* REQUIRED TASK
Copy exactly, and only, the lines below from the first through the one containing "ax.set_xlim(0, 100)", both included; pictures are omitted.

* SOURCE DATA
------------------------------
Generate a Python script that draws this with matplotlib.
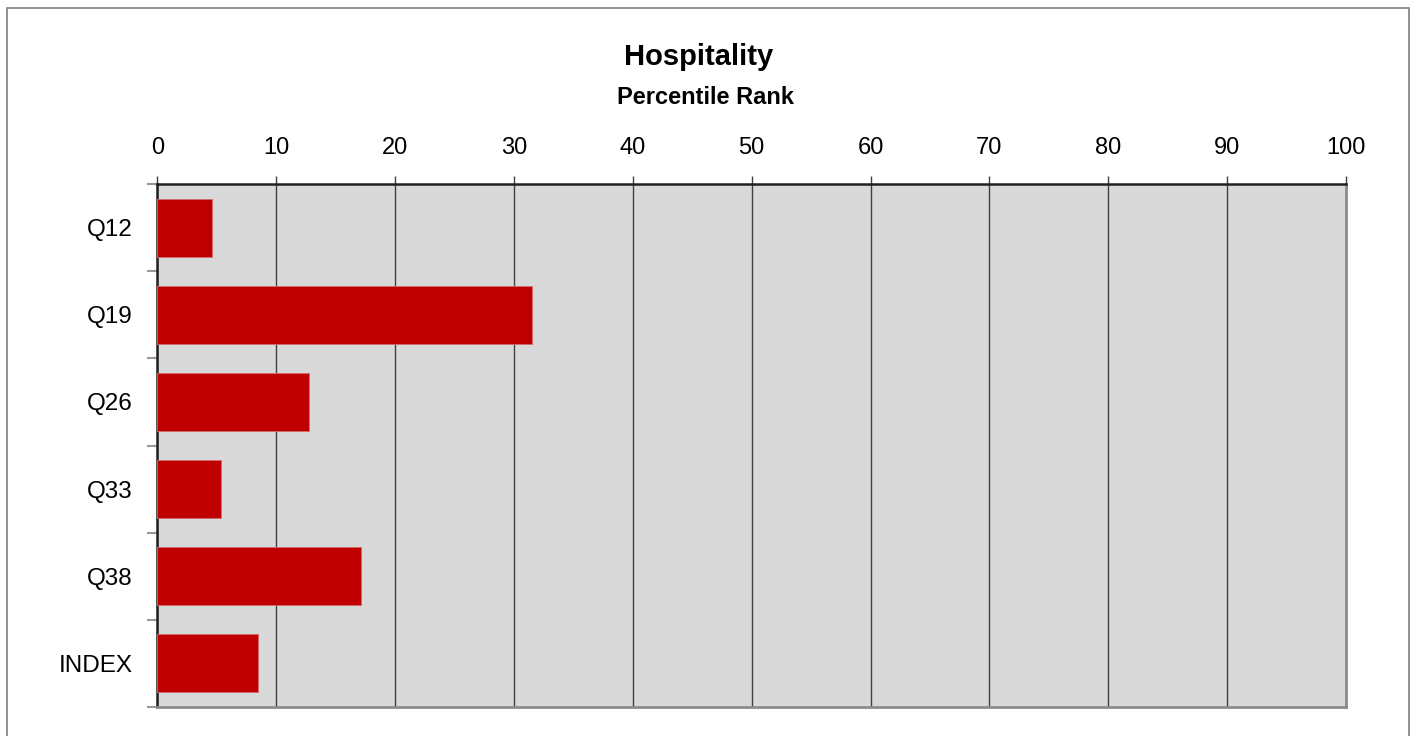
import matplotlib.pyplot as plt
from matplotlib.patches import Rectangle

plt.rcParams["font.family"] = ["Liberation Sans", "DejaVu Sans"]

# data
categories = ["Q12", "Q19", "Q26", "Q33", "Q38", "INDEX"]
values = [4.6, 31.5, 12.8, 5.4, 17.1, 8.5]
xticks = [0, 10, 20, 30, 40, 50, 60, 70, 80, 90, 100]

W, H = 1413, 736
fig = plt.figure(figsize=(W / 100, H / 100), dpi=100)

# outer chart border
fig.patches.append(Rectangle((7 / W, -0.05), (1409 - 7) / W, 1.05 - 8 / H,
                             transform=fig.transFigure, fill=False,
                             edgecolor="#7f7f7f", lw=1.2))

ax = fig.add_axes([157.3 / W, 1 - 706.7 / H, (1346 - 157.3) / W, (706.7 - 184.3) / H])
ax.set_facecolor("#d9d9d9")

ypos = list(range(len(categories)))
ax.barh(ypos, values, height=0.66, color="#c00000", edgecolor="#d46a6a",
        linewidth=0.6, zorder=3)
ax.set_ylim(len(categories) - 0.5, -0.5)
ax.set_xlim(0, 100)

ax.xaxis.tick_top()
ax.set_xticks(xticks)
ax.set_xticklabels([str(v) for v in xticks], fontsize=17)
ax.tick_params(axis="x", direction="out", length=6, width=1, color="#404040", pad=12)
ax.grid(axis="x", color="#404040", lw=1.0, zorder=1)

ax.set_yticks(ypos)
ax.set_yticklabels(categories, fontsize=17.5)
ax.set_yticks([i + 0.5 for i in range(-1, len(categories))], minor=True)
ax.tick_params(axis="y", which="major", length=0, pad=18)
ax.tick_params(axis="y", which="minor", length=7, width=1.5, color="#999999")

ax.spines["top"].set_color("#202020")
ax.spines["top"].set_linewidth(1.8)
ax.spines["left"].set_color("#202020")
ax.spines["left"].set_linewidth(1.8)
ax.spines["bottom"].set_color("#8c8c8c")
ax.spines["bottom"].set_linewidth(2)
ax.spines["right"].set_color("#8c8c8c")
ax.spines["right"].set_linewidth(2)

fig.text(699 / W, 1 - 57 / H, "Hospitality", ha="center", va="center",
         fontsize=21, fontweight="bold")
fig.text(705.5 / W, 1 - 98 / H, "Percentile Rank", ha="center", va="center",
         fontsize=17, fontweight="bold")

fig.savefig("out.png", dpi=100)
------------------------------
* IN RESPONSE
Generate a Python script that draws this with matplotlib.
import matplotlib.pyplot as plt
from matplotlib.patches import Rectangle

plt.rcParams["font.family"] = ["Liberation Sans", "DejaVu Sans"]

# data
categories = ["Q12", "Q19", "Q26", "Q33", "Q38", "INDEX"]
values = [4.6, 31.5, 12.8, 5.4, 17.1, 8.5]
xticks = [0, 10, 20, 30, 40, 50, 60, 70, 80, 90, 100]

W, H = 1413, 736
fig = plt.figure(figsize=(W / 100, H / 100), dpi=100)

# outer chart border
fig.patches.append(Rectangle((7 / W, -0.05), (1409 - 7) / W, 1.05 - 8 / H,
                             transform=fig.transFigure, fill=False,
                             edgecolor="#7f7f7f", lw=1.2))

ax = fig.add_axes([157.3 / W, 1 - 706.7 / H, (1346 - 157.3) / W, (706.7 - 184.3) / H])
ax.set_facecolor("#d9d9d9")

ypos = list(range(len(categories)))
ax.barh(ypos, values, height=0.66, color="#c00000", edgecolor="#d46a6a",
        linewidth=0.6, zorder=3)
ax.set_ylim(len(categories) - 0.5, -0.5)
ax.set_xlim(0, 100)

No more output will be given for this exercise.